The main technique used to obtain thin films is magnetron sputtering, a plasma-based method that allows one to deposit uniform layers with high quality and tuned composition and functionality.
Three innovative nanomaterials have been studied. The first was aluminum-doped zinc oxide (AZO). It is one of the few thin films that exhibits high electrical conductivity while being transparent, hence it is used in solar panels, smart windows and touchscreens. The second is vanadium dioxide (VO2), considered a complex material due to its ability to change from being an electrical insulator to a conductor when heated above 68°C. VO2 is one of the most promising thermochromic materials due to its ability to change its color and transmittance as function of temperature. Lastly, tungsten trioxide (WO3) was studied due to its electrochromic properties.
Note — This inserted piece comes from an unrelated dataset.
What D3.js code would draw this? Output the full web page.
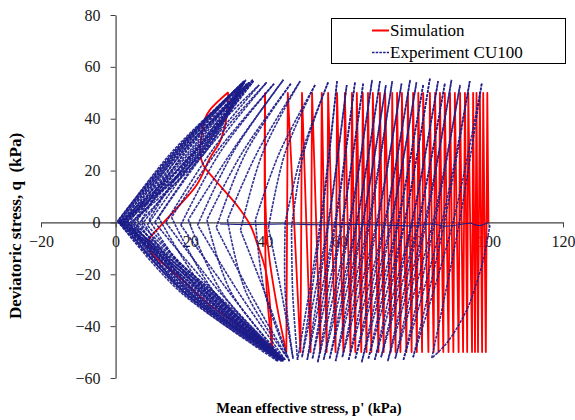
<!DOCTYPE html>
<html>
<head>
<meta charset="utf-8">
<script src="https://cdn.jsdelivr.net/npm/d3@7"></script>
<style>
  body { margin: 0; background: #fff; }
  svg { display: block; }
</style>
</head>
<body>
<svg id="chart" width="575" height="420"></svg>
<script>
// ---------------- axis ticks ----------------
const xMajorTicks = [-20, 0, 20, 40, 60, 80, 100, 120];
const yMajorTicks = [-60, -40, -20, 0, 20, 40, 60, 80];
const minorStep = 4;

// ---------------- simulation (kPa) ----------------
// p' at each compression peak (q = +50) and extension trough (q = -50)
const simAmplitude = 50;
const simStart = [100.0, 0];
const simTop = [99.7, 98.6, 97.7, 96.8, 95.9, 94.6, 93.7, 92.4, 91.0, 89.7, 88.3, 87.0,
                85.7, 84.3, 82.5, 81.2, 79.8, 78.4, 76.8, 75.5, 74.2, 72.3, 70.9, 69.0,
                67.7, 66.3, 64.7, 63.4, 61.5, 59.4, 57.0, 55.3, 52.7, 50.0, 46.2];
const simBottom = [99.3, 98.3, 97.2, 96.4, 95.6, 94.3, 93.2, 92.0, 90.6, 89.3, 87.9, 86.6,
                   85.3, 83.9, 82.2, 80.8, 79.4, 78.0, 76.4, 75.1, 73.8, 71.9, 70.5, 68.6,
                   67.3, 65.9, 64.3, 63.0, 61.1, 59.0, 56.6, 54.9, 52.3, 49.6, 45.8];
// final cycles, where the path leaves the vertical band (p', q)
const simLastLoading = [[45.8, -50], [43.0, -30], [40.6, -5], [40.1, 50]];
const simLastUnloading = [[40.1, 50], [40.0, 10], [40.5, -25], [42.1, -49.8]];
const simButterflyLoading = [[42.1, -49.8], [40.5, -20.2], [37.8, -7.4], [36.1, -1], [32.5, 6.7],
                             [27.1, 15.7], [23.5, 22.2], [22.7, 27.3], [23.1, 33.7], [24.0, 40.0],
                             [25.3, 43.4], [30.2, 50.2]];
const simButterflyUnloading = [[30.2, 50.2], [30.0, 44.0], [29.4, 37.6], [28.0, 31.2], [25.3, 24.8],
                               [21.8, 14.5], [16.4, 5.5], [11.9, -1.6], [9.2, -6.1], [8.8, -8.0],
                               [10.1, -12.5], [16.4, -20.2], [25.3, -31.8], [34.3, -40.8], [39.6, -46.0]];

// ---------------- experiment CU100 (kPa) ----------------
const expBaseline = [[28.0, -0.6], [36, -0.8], [45, -0.6], [55, -0.9], [65, -0.8], [72, -1.0],
                     [80, -1.3], [85, -0.6], [88, -1.4], [92, -0.9], [95, -0.3], [97.5, -1.2], [100.0, 0]];
const expFirstExtension = [[100.4, -1], [98.6, -14.5], [96.8, -23.4], [94.2, -33.7], [88.8, -46.6], [84.8, -52.3]];
// early cycles: peak p' and q, trough p' and q, and p' where each branch crosses q = 0
const expTop = [98.2, 95.0, 92.4, 90.1, 88.3, 86.5, 84.3, 82.5, 80.7, 79.0, 76.7, 74.2,
                72.5, 70.9, 68.8, 66.4, 64.2, 62.0, 59.4];
const expTopQ = [53.5, 54.5, 53.0, 55.0, 53.5, 54.5, 55.5, 53.0, 54.0, 55.0, 53.5, 54.5,
                 53.0, 54.5, 55.0, 53.5, 54.0, 53.0, 54.5];
const expBottom = [84.8, 79.8, 77.2, 75.0, 73.0, 71.2, 69.5, 67.8, 66.0, 64.3, 62.5, 60.8,
                   59.0, 57.4, 55.8, 54.2, 52.8, 51.4, 50.0, 48.8];
const expBottomQ = [-52.3, -52.0, -53.0, -52.5, -53.5, -52.0, -53.0, -52.5, -54.0, -52.5, -53.0, -52.0,
                    -53.5, -52.5, -53.0, -54.0, -52.5, -53.0, -52.0, -53.0];
const expLoadMid = [92.2, 88.2, 85.6, 83.3, 81.4, 79.6, 77.6, 75.9, 74.1, 72.4, 70.3, 68.2,
                    66.4, 64.8, 63.0, 60.9, 59.1, 57.2, 55.2];
const expUnloadMid = [90.5, 87.5, 85.1, 82.9, 81.1, 79.4, 77.4, 75.6, 73.8, 72.1, 70.0, 67.8,
                      66.2, 64.6, 62.7, 60.7, 58.8, 57.0, 54.9];
// later cycles (cyclic mobility): peaks, troughs, knees near q = 0, and p' at q = +/-27
const lateTop = [57.0, 53.5, 49.5, 47.0, 45.0, 42.5, 40.5, 38.5,
                 37.0, 36.4, 35.8, 36.8, 35.2, 34.6, 35.6, 34.2, 35.0, 33.8, 34.6, 33.6, 34.4, 33.9];
const lateTopQ = [54.0, 53.0, 54.5, 53.5, 55.0, 53.5, 54.0, 53.0,
                  54.5, 53.5, 54.0, 55.0, 53.5, 54.5, 53.0, 54.0, 55.0, 53.5, 54.0, 53.0, 54.5, 53.5];
const lateBottom = [48.8, 47.6, 46.6, 46.0, 45.5, 45.0, 44.8, 44.5,
                    44.2, 44.8, 44.0, 45.0, 43.6, 44.5, 43.8, 45.2, 44.0, 43.5, 44.6, 43.9, 44.3, 43.7, 44.0];
const lateBottomQ = [-53.0, -52.5, -53.5, -52.0, -53.0, -53.5, -52.5, -53.0,
                     -52.0, -53.5, -52.5, -53.0, -52.0, -53.5, -52.5, -53.0, -52.0, -53.5, -52.5, -53.0, -52.0, -53.0, -52.5];
const lateLoadLower = [47.5, 44.5, 40.0, 36.0, 33.0, 30.5, 28.0, 26.5,
                       24.5, 25.5, 24.0, 26.0, 23.5, 25.0, 22.5, 26.5, 24.0, 23.0, 25.5, 22.0, 24.5, 23.0];
const lateLoadKnee = [[47.2, -2], [41.0, -2], [33.5, -3], [27.0, -2], [22.0, -1], [17.5, -1], [13.5, 0], [10.5, 0],
                      [8.5, -1], [7.0, -1], [5.8, -1], [5.0, -0.5], [4.2, -0.5], [3.6, -0.5], [3.0, 0], [2.6, 0],
                      [2.2, 0], [1.9, 0], [1.6, 0], [1.3, 0], [1.1, 0], [0.9, 0]];
const lateLoadUpper = [50.5, 45.5, 39.5, 35.0, 31.5, 28.0, 25.5, 23.5,
                       22.5, 21.5, 23.0, 20.5, 22.0, 24.0, 21.0, 23.0, 20.0, 22.5, 21.5, 19.5, 23.5, 21.0];
const lateUnloadUpper = [50.0, 44.0, 38.0, 34.0, 31.0, 27.0, 24.0, 21.0,
                         18.5, 17.8, 18.8, 17.0, 18.0, 16.5, 17.5, 16.0, 17.0, 15.5, 16.5, 15.0, 16.0, 15.5];
const lateUnloadKnee = [[45.5, 0], [37.5, 1], [30.0, 1], [24.5, 1], [19.5, 1], [15.0, 2], [11.5, 2], [9.0, 1],
                        [7.0, 1], [5.8, 1], [4.8, 0.5], [4.0, 0.5], [3.3, 0.5], [2.8, 0.5], [2.4, 0.5], [2.0, 0.5],
                        [1.6, 0.5], [1.3, 0.5], [1.0, 0.5], [0.8, 0.5], [0.6, 0.5], [0.5, 0.5]];
const lateUnloadLower = [45.5, 40.0, 35.0, 31.0, 28.5, 26.5, 24.5, 23.0,
                         21.0, 20.0, 19.5, 21.5, 18.5, 20.5, 19.0, 21.0, 18.0, 20.0, 18.5, 19.5, 17.5, 18.5];

const legendLabels = ["Simulation", "Experiment CU100"];
const simColor = "#ff0000";
const expColor = "#1c1c8a";

// ---------------- scales ----------------
const svg = d3.select("#chart");
const x = d3.scaleLinear().domain([-20, 120]).range([41, 563]);
const y = d3.scaleLinear().domain([-60, 80]).range([378, 15]);

svg.append("rect").attr("width", 575).attr("height", 420).attr("fill", "#fff");

// ---------------- axes ----------------
const fontSerif = "Liberation Serif, Times New Roman, serif";
const xMinor = d3.range(-20, 120 + 0.001, minorStep);
const yMinor = d3.range(-60, 80 + 0.001, minorStep);

const gx = svg.append("g").attr("transform", `translate(0,${y(0)})`);
gx.call(d3.axisBottom(x).tickValues(xMinor).tickSize(4).tickSizeOuter(0).tickFormat(""));
gx.call(d3.axisBottom(x).tickValues(xMajorTicks).tickSize(5).tickSizeOuter(0).tickPadding(8).tickFormat(d3.format("d")));

const gy = svg.append("g").attr("transform", `translate(${x(0)},0)`);
gy.call(d3.axisLeft(y).tickValues(yMinor).tickSize(4).tickSizeOuter(0).tickFormat(""));
gy.call(d3.axisLeft(y).tickValues(yMajorTicks).tickSize(5).tickSizeOuter(0).tickPadding(10).tickFormat(d3.format("d")));

[gx, gy].forEach(g => {
  g.attr("font-family", fontSerif).attr("font-size", 16);
  g.selectAll(".domain").attr("stroke", "#404040").attr("stroke-width", 1.2);
  g.selectAll(".tick line").attr("stroke", "#404040");
  g.selectAll("text").attr("font-family", fontSerif).attr("font-size", 16).attr("fill", "#1a1a1a");
});

// ---------------- series ----------------
const smooth = d3.line().x(d => x(d[0])).y(d => y(d[1])).curve(d3.curveCatmullRom.alpha(0.5));
const straight = d3.line().x(d => x(d[0])).y(d => y(d[1]));

// simulation: zig-zag between peaks and troughs, then the final butterfly loops
const simPath = [simStart];
simTop.forEach((p, i) => {
  simPath.push([p, simAmplitude]);
  simPath.push([simBottom[i], -simAmplitude]);
});
const gSim = svg.append("g").attr("fill", "none").attr("stroke", simColor)
  .attr("stroke-width", 1.8).attr("stroke-linejoin", "round");
gSim.append("path").attr("d", straight(simPath));
[simLastLoading, simLastUnloading, simButterflyLoading, simButterflyUnloading].forEach(seg => {
  gSim.append("path").attr("d", smooth(seg));
});

// experiment: each half cycle drawn as its own dashed branch;
// later branches turn sharply at the knee, so each side of the knee is smoothed on its own
const expBranches = [expFirstExtension];
expTop.forEach((t, i) => {
  expBranches.push([[expBottom[i], expBottomQ[i]], [expLoadMid[i], 0], [t, expTopQ[i]]]);
  expBranches.push([[t, expTopQ[i]], [expUnloadMid[i], 0], [expBottom[i + 1], expBottomQ[i + 1]]]);
});
lateTop.forEach((t, j) => {
  const top = [t, lateTopQ[j]];
  const bottomA = [lateBottom[j], lateBottomQ[j]];
  const bottomB = [lateBottom[j + 1], lateBottomQ[j + 1]];
  expBranches.push([bottomA, [lateLoadLower[j], -27], lateLoadKnee[j]]);
  expBranches.push([lateLoadKnee[j], [lateLoadUpper[j], 27], top]);
  expBranches.push([top, [lateUnloadUpper[j], 27], lateUnloadKnee[j]]);
  expBranches.push([lateUnloadKnee[j], [lateUnloadLower[j], -27], bottomB]);
});
const gExp = svg.append("g").attr("fill", "none").attr("stroke", expColor)
  .attr("stroke-width", 1.6).attr("stroke-dasharray", "3,1").attr("stroke-opacity", 0.9);
expBranches.forEach(b => gExp.append("path").attr("d", smooth(b)));
svg.append("path").attr("d", smooth(expBaseline)).attr("fill", "none")
  .attr("stroke", expColor).attr("stroke-width", 1.1);

// ---------------- legend ----------------
const lg = svg.append("g");
lg.append("rect").attr("x", 331.5).attr("y", 18.5).attr("width", 234).attr("height", 45)
  .attr("fill", "#fff").attr("stroke", "#000").attr("stroke-width", 1);
lg.append("line").attr("x1", 372).attr("x2", 389).attr("y1", 30.5).attr("y2", 30.5)
  .attr("stroke", simColor).attr("stroke-width", 2);
lg.append("line").attr("x1", 372).attr("x2", 389).attr("y1", 52.5).attr("y2", 52.5)
  .attr("stroke", expColor).attr("stroke-width", 1.3).attr("stroke-dasharray", "2.5,1.2");
lg.selectAll("text.lab").data(legendLabels).join("text").attr("class", "lab")
  .attr("x", 390).attr("y", (d, i) => 36 + i * 21.5)
  .attr("font-family", fontSerif).attr("font-size", 17).attr("fill", "#000").text(d => d);

// ---------------- axis titles ----------------
svg.append("text").attr("x", 309).attr("y", 413).attr("text-anchor", "middle")
  .attr("font-family", fontSerif).attr("font-size", 14.5).attr("font-weight", "bold")
  .text("Mean effective stress, p' (kPa)");
svg.append("text").attr("transform", "translate(21,226) rotate(-90)").attr("text-anchor", "middle")
  .attr("font-family", fontSerif).attr("font-size", 17).attr("font-weight", "bold")
  .style("white-space", "pre")
  .text("Deviatoric stress, q  (kPa)");
</script>
</body>
</html>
WO3 can reversibly change its color and transmittance depending on the applied voltage, a fact that makes it important for windows able to adjust their transparency to sunlight, thus minimizing the use of air conditioning or heating devices, and therefore saving energy.
The conducted research revealed the optimal deposition method to obtain state-of-the art AZO thin films over a 150 mm in diameter glass substrate; elucidated the role and importance of an AZO interface layer when depositing VO2 and WO3; and explored the additional layers needed to accommodate the VO2 on AZO.